(Code that draws figures)
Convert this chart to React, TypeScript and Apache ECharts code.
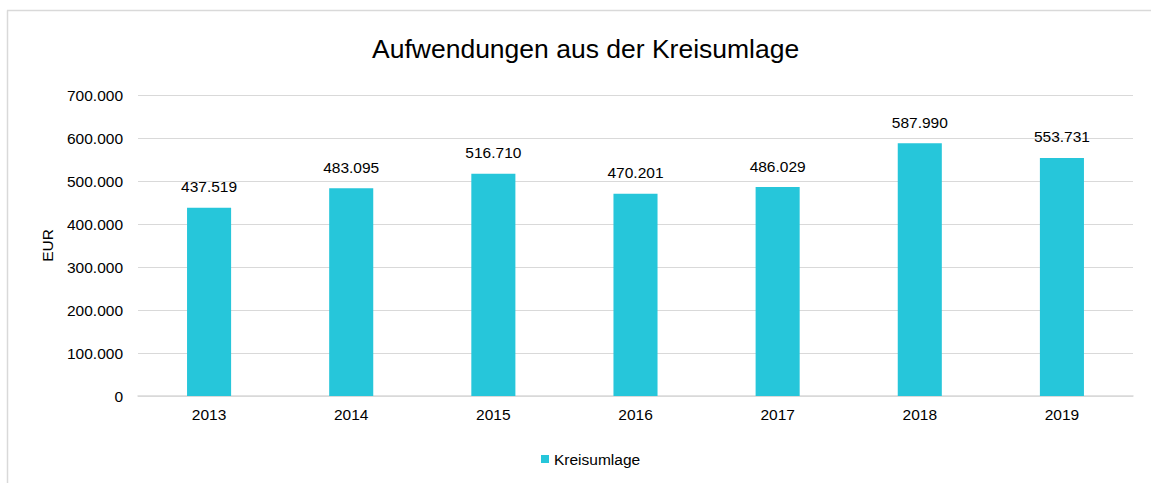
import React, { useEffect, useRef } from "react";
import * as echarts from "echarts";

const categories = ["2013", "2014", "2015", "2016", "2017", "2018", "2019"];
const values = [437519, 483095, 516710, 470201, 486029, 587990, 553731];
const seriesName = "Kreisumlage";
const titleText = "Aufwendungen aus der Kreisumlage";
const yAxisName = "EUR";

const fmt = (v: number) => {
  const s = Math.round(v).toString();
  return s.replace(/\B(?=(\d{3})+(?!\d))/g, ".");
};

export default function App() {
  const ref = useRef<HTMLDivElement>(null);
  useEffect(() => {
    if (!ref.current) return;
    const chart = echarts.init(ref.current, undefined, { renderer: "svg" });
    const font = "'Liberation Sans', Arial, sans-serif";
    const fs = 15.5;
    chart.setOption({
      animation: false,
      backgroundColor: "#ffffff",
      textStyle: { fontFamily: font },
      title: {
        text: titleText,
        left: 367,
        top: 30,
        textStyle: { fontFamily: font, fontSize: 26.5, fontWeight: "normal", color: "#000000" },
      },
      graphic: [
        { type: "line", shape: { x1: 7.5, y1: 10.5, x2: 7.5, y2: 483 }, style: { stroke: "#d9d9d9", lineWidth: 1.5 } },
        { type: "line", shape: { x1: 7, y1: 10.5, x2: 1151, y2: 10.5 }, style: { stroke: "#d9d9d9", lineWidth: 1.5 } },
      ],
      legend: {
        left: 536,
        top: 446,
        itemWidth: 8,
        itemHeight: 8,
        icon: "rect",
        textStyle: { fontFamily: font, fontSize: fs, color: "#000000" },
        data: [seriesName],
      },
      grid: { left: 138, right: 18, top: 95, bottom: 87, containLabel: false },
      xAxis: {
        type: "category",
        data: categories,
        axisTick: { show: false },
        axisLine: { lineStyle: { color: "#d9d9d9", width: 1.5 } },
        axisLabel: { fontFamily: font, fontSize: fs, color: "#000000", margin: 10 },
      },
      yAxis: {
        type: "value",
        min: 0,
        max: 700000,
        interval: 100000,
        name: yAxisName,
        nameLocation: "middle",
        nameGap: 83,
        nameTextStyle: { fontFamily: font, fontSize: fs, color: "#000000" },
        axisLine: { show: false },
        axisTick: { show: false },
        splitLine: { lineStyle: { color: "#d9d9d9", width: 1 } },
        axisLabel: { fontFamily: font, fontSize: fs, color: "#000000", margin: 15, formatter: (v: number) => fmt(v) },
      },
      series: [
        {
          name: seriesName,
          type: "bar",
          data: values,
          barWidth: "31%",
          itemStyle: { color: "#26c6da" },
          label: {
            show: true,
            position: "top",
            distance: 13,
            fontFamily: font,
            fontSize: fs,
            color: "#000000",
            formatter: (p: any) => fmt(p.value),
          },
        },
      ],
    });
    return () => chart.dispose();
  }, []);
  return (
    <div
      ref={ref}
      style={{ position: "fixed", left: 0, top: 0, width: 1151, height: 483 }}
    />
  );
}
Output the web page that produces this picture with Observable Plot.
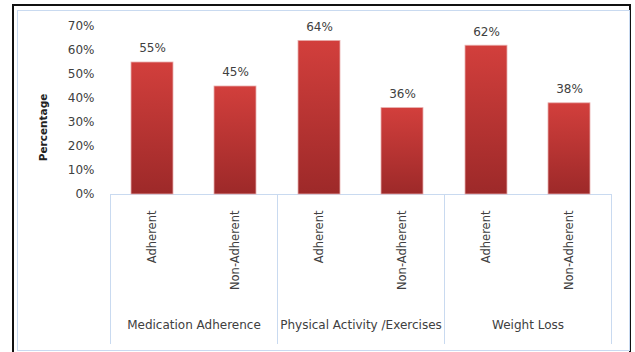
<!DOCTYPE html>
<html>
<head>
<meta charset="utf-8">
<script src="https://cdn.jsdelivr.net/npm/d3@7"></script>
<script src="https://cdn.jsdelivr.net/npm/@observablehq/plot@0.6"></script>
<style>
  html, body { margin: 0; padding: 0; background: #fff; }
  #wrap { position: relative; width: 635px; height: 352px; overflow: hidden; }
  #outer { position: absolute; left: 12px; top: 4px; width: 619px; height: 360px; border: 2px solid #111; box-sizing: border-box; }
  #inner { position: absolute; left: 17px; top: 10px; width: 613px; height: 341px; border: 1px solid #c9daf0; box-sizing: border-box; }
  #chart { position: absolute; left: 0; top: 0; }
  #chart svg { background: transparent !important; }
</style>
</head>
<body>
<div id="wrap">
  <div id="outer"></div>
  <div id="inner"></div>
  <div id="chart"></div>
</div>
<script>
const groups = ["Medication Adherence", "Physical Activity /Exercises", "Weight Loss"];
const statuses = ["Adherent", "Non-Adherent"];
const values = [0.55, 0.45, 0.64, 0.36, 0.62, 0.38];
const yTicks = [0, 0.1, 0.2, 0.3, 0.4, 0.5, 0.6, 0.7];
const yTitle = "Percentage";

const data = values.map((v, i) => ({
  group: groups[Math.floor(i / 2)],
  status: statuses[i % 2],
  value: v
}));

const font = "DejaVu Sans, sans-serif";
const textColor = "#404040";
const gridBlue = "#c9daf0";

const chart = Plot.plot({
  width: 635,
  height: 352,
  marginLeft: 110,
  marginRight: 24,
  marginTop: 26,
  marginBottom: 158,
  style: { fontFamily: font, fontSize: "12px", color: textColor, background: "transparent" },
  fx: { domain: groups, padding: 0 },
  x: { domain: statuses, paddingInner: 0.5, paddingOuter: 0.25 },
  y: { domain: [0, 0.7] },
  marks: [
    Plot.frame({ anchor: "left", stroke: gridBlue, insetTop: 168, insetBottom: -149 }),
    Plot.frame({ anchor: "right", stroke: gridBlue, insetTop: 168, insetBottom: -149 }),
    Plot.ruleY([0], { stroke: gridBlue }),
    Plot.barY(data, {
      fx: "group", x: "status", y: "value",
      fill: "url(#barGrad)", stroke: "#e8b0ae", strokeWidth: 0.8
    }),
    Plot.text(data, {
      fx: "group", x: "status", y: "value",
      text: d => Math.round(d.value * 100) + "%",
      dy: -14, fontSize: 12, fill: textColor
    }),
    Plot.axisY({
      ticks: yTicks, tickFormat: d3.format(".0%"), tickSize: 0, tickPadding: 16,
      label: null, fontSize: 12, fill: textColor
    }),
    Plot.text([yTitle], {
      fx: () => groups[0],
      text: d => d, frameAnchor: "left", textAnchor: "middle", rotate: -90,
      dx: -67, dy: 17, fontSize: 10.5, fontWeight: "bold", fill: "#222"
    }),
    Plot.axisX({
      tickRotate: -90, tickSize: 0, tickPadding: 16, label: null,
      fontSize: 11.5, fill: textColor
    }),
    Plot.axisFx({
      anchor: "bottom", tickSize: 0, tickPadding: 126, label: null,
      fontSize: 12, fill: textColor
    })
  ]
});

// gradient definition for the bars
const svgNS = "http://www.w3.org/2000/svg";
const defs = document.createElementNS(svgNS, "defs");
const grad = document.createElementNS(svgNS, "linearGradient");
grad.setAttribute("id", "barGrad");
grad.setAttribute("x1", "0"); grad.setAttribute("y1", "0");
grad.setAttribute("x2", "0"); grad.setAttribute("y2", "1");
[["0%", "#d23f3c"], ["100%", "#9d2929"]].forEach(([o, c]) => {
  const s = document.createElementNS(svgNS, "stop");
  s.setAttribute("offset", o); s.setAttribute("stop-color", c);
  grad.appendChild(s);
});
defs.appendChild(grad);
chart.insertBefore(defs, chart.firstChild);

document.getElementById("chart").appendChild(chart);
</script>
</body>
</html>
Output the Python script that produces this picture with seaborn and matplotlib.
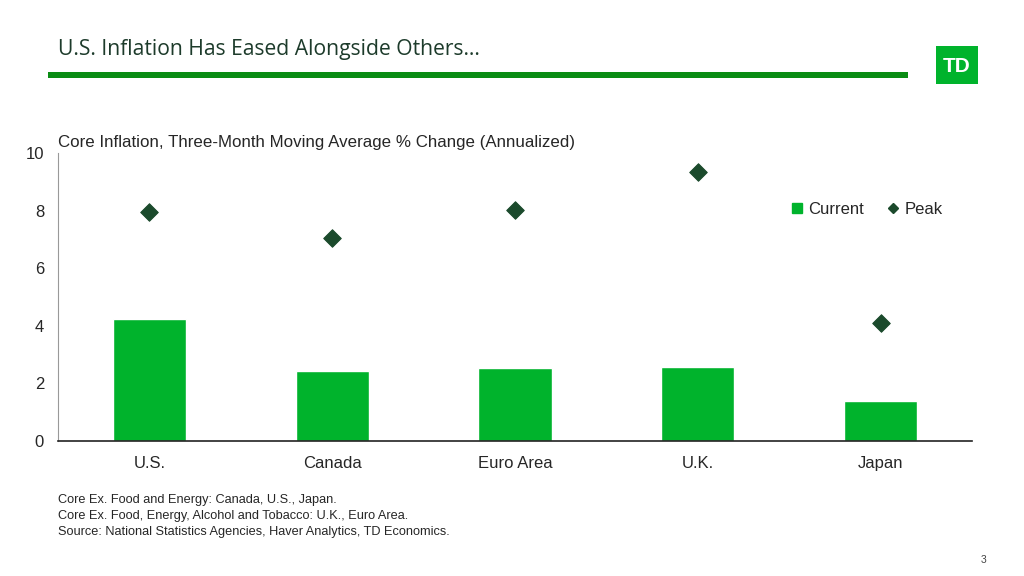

TASK BRIEF :: Reproduce all of the data exactly; the pictures do not belong in the copy.

RESULT OF THIS TASK ::
Convert this chart to React, TypeScript and Apache ECharts code.
import React, { useEffect, useRef } from "react";
import * as echarts from "echarts";

const categories = ["2013", "2014", "2015", "2016", "2017", "2018", "2019"];
const values = [437519, 483095, 516710, 470201, 486029, 587990, 553731];
const seriesName = "Kreisumlage";
const titleText = "Aufwendungen aus der Kreisumlage";
const yAxisName = "EUR";

const fmt = (v: number) => {
  const s = Math.round(v).toString();
  return s.replace(/\B(?=(\d{3})+(?!\d))/g, ".");
};

export default function App() {
  const ref = useRef<HTMLDivElement>(null);
  useEffect(() => {
    if (!ref.current) return;
    const chart = echarts.init(ref.current, undefined, { renderer: "svg" });
    const font = "'Liberation Sans', Arial, sans-serif";
    const fs = 15.5;
    chart.setOption({
      animation: false,
      backgroundColor: "#ffffff",
      textStyle: { fontFamily: font },
      title: {
        text: titleText,
        left: 367,
        top: 30,
        textStyle: { fontFamily: font, fontSize: 26.5, fontWeight: "normal", color: "#000000" },
      },
      graphic: [
        { type: "line", shape: { x1: 7.5, y1: 10.5, x2: 7.5, y2: 483 }, style: { stroke: "#d9d9d9", lineWidth: 1.5 } },
        { type: "line", shape: { x1: 7, y1: 10.5, x2: 1151, y2: 10.5 }, style: { stroke: "#d9d9d9", lineWidth: 1.5 } },
      ],
      legend: {
        left: 536,
        top: 446,
        itemWidth: 8,
        itemHeight: 8,
        icon: "rect",
        textStyle: { fontFamily: font, fontSize: fs, color: "#000000" },
        data: [seriesName],
      },
      grid: { left: 138, right: 18, top: 95, bottom: 87, containLabel: false },
      xAxis: {
        type: "category",
        data: categories,
        axisTick: { show: false },
        axisLine: { lineStyle: { color: "#d9d9d9", width: 1.5 } },
        axisLabel: { fontFamily: font, fontSize: fs, color: "#000000", margin: 10 },
      },
      yAxis: {
        type: "value",
        min: 0,
        max: 700000,
        interval: 100000,
        name: yAxisName,
        nameLocation: "middle",
        nameGap: 83,
        nameTextStyle: { fontFamily: font, fontSize: fs, color: "#000000" },
        axisLine: { show: false },
        axisTick: { show: false },
        splitLine: { lineStyle: { color: "#d9d9d9", width: 1 } },
        axisLabel: { fontFamily: font, fontSize: fs, color: "#000000", margin: 15, formatter: (v: number) => fmt(v) },
      },
      series: [
        {
          name: seriesName,
          type: "bar",
          data: values,
          barWidth: "31%",
          itemStyle: { color: "#26c6da" },
          label: {
            show: true,
            position: "top",
            distance: 13,
            fontFamily: font,
            fontSize: fs,
            color: "#000000",
            formatter: (p: any) => fmt(p.value),
          },
        },
      ],
    });
    return () => chart.dispose();
  }, []);
  return (
    <div
      ref={ref}
      style={{ position: "fixed", left: 0, top: 0, width: 1151, height: 483 }}
    />
  );
}
Output the web page that produces this picture with Observable Plot.
<!DOCTYPE html>
<html>
<head>
<meta charset="utf-8">
<script src="https://cdn.jsdelivr.net/npm/d3@7"></script>
<script src="https://cdn.jsdelivr.net/npm/@observablehq/plot@0.6"></script>
<style>
  html, body { margin: 0; padding: 0; background: #fff; }
  #wrap { position: relative; width: 635px; height: 352px; overflow: hidden; }
  #outer { position: absolute; left: 12px; top: 4px; width: 619px; height: 360px; border: 2px solid #111; box-sizing: border-box; }
  #inner { position: absolute; left: 17px; top: 10px; width: 613px; height: 341px; border: 1px solid #c9daf0; box-sizing: border-box; }
  #chart { position: absolute; left: 0; top: 0; }
  #chart svg { background: transparent !important; }
</style>
</head>
<body>
<div id="wrap">
  <div id="outer"></div>
  <div id="inner"></div>
  <div id="chart"></div>
</div>
<script>
const groups = ["Medication Adherence", "Physical Activity /Exercises", "Weight Loss"];
const statuses = ["Adherent", "Non-Adherent"];
const values = [0.55, 0.45, 0.64, 0.36, 0.62, 0.38];
const yTicks = [0, 0.1, 0.2, 0.3, 0.4, 0.5, 0.6, 0.7];
const yTitle = "Percentage";

const data = values.map((v, i) => ({
  group: groups[Math.floor(i / 2)],
  status: statuses[i % 2],
  value: v
}));

const font = "DejaVu Sans, sans-serif";
const textColor = "#404040";
const gridBlue = "#c9daf0";

const chart = Plot.plot({
  width: 635,
  height: 352,
  marginLeft: 110,
  marginRight: 24,
  marginTop: 26,
  marginBottom: 158,
  style: { fontFamily: font, fontSize: "12px", color: textColor, background: "transparent" },
  fx: { domain: groups, padding: 0 },
  x: { domain: statuses, paddingInner: 0.5, paddingOuter: 0.25 },
  y: { domain: [0, 0.7] },
  marks: [
    Plot.frame({ anchor: "left", stroke: gridBlue, insetTop: 168, insetBottom: -149 }),
    Plot.frame({ anchor: "right", stroke: gridBlue, insetTop: 168, insetBottom: -149 }),
    Plot.ruleY([0], { stroke: gridBlue }),
    Plot.barY(data, {
      fx: "group", x: "status", y: "value",
      fill: "url(#barGrad)", stroke: "#e8b0ae", strokeWidth: 0.8
    }),
    Plot.text(data, {
      fx: "group", x: "status", y: "value",
      text: d => Math.round(d.value * 100) + "%",
      dy: -14, fontSize: 12, fill: textColor
    }),
    Plot.axisY({
      ticks: yTicks, tickFormat: d3.format(".0%"), tickSize: 0, tickPadding: 16,
      label: null, fontSize: 12, fill: textColor
    }),
    Plot.text([yTitle], {
      fx: () => groups[0],
      text: d => d, frameAnchor: "left", textAnchor: "middle", rotate: -90,
      dx: -67, dy: 17, fontSize: 10.5, fontWeight: "bold", fill: "#222"
    }),
    Plot.axisX({
      tickRotate: -90, tickSize: 0, tickPadding: 16, label: null,
      fontSize: 11.5, fill: textColor
    }),
    Plot.axisFx({
      anchor: "bottom", tickSize: 0, tickPadding: 126, label: null,
      fontSize: 12, fill: textColor
    })
  ]
});

// gradient definition for the bars
const svgNS = "http://www.w3.org/2000/svg";
const defs = document.createElementNS(svgNS, "defs");
const grad = document.createElementNS(svgNS, "linearGradient");
grad.setAttribute("id", "barGrad");
grad.setAttribute("x1", "0"); grad.setAttribute("y1", "0");
grad.setAttribute("x2", "0"); grad.setAttribute("y2", "1");
[["0%", "#d23f3c"], ["100%", "#9d2929"]].forEach(([o, c]) => {
  const s = document.createElementNS(svgNS, "stop");
  s.setAttribute("offset", o); s.setAttribute("stop-color", c);
  grad.appendChild(s);
});
defs.appendChild(grad);
chart.insertBefore(defs, chart.firstChild);

document.getElementById("chart").appendChild(chart);
</script>
</body>
</html>
Output the Python script that produces this picture with seaborn and matplotlib.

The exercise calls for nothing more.